Ma’ Rosa was not the only foreign entry this year to deal with police corruption—not by a long shot. The most powerful of the others is Interrogation, which also portrays one of this year’s other big themes: economic migration.

Pandi and three of his friends from Tamil Nadu have migrated to the city of Guntur in neighboring Andhra Pradesh. They live in a park because they can’t afford housing even though they are working. One day they are arrested for a crime they know nothing about because the local police chief, for political reasons, is under pressure to close the case as opposed to, say, solving it.
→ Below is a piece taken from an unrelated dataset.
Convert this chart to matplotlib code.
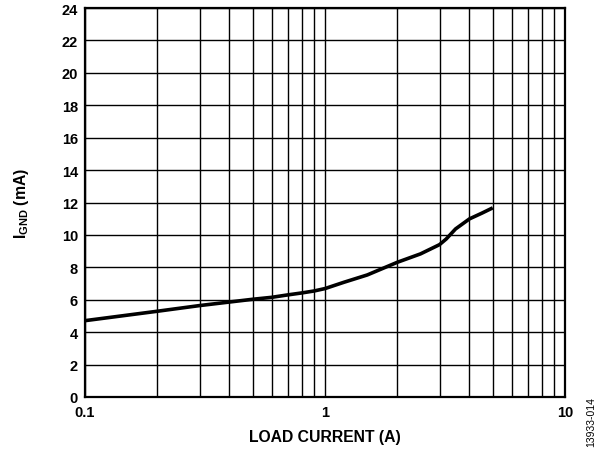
import matplotlib
matplotlib.use("Agg")
import matplotlib.pyplot as plt
from matplotlib.ticker import FixedLocator, NullFormatter

# load current (A) vs ground current (mA)
load_a = [0.1, 0.2, 0.3, 0.4, 0.5, 0.6, 0.7, 0.8, 0.9, 1.0, 1.2, 1.5,
          2.0, 2.5, 3.0, 3.2, 3.5, 4.0, 4.5, 5.0]
ignd_ma = [4.71, 5.29, 5.64, 5.86, 6.03, 6.15, 6.30, 6.42, 6.54, 6.69, 7.08, 7.53,
           8.31, 8.83, 9.40, 9.75, 10.37, 10.99, 11.34, 11.67]

yticks = list(range(0, 26, 2))
xticks = [0.1, 1, 10]
xtick_labels = ["0.1", "1", "10"]

plt.rcParams["font.family"] = "Liberation Sans"
plt.rcParams["mathtext.fontset"] = "custom"
plt.rcParams["mathtext.rm"] = "Liberation Sans:bold"
plt.rcParams["mathtext.bf"] = "Liberation Sans:bold"

fig = plt.figure(figsize=(5.97, 4.52), dpi=100)
ax = fig.add_axes([85 / 597, 54 / 452, 480 / 597, 389 / 452])

ax.plot(load_a, ignd_ma, color="black", lw=2.6, solid_joinstyle="round",
        solid_capstyle="butt", zorder=3)

ax.set_xscale("log")
ax.set_xlim(0.1, 10)
ax.set_ylim(0, 24)
ax.set_xticks(xticks)
ax.set_xticklabels(xtick_labels)
minor = [m * d for d in (0.1, 1) for m in range(2, 10)]
ax.xaxis.set_minor_locator(FixedLocator(minor))
ax.xaxis.set_minor_formatter(NullFormatter())
ax.set_yticks(yticks)

ax.grid(True, which="both", color="black", lw=1.0)
ax.tick_params(which="both", length=0, labelsize=10.5)
ax.tick_params(axis="x", pad=6)
ax.tick_params(axis="y", pad=5)
for lab in ax.get_xticklabels() + ax.get_yticklabels():
    lab.set_fontweight("bold")

for s in ax.spines.values():
    s.set_linewidth(1.6)

ax.set_xlabel("LOAD CURRENT (A)", fontsize=11.3, fontweight="bold", labelpad=7)
ax.set_ylabel(r"I$_{\mathrm{GND}}$ (mA)", fontsize=11.3, fontweight="bold", labelpad=22)

fig.text(591 / 597, 1 - 422 / 452, "13933-014", rotation=90, fontsize=7.5,
         ha="center", va="center")

fig.savefig("out.png", dpi=100)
He makes sure the four innocent Tamils are beaten and tortured until they confess.

Just in the nick of time, an honest cop from Tamil Nadu arrives and helps to get them released and charges dropped…on the condition that they help him with another case he is working on involving a corrupt auditor who needs to be arrested outside Tamil Nadu to avoid implicating higher-ups. Released from jail and brought back to a police station in their home state, three of the four innocents are put to work cleaning the station. But then they witness the murder of the auditor and their situation goes from bad to worse.

All this would seem melodramatic were it not for the fact that the story is inspired by the true case of M Chandrakumar, an auto rickshaw driver who wrote a novel, Lock-Up, based on his experiences more than thirty years after being incarcerated and tortured in Guntur for a crime he knew nothing about.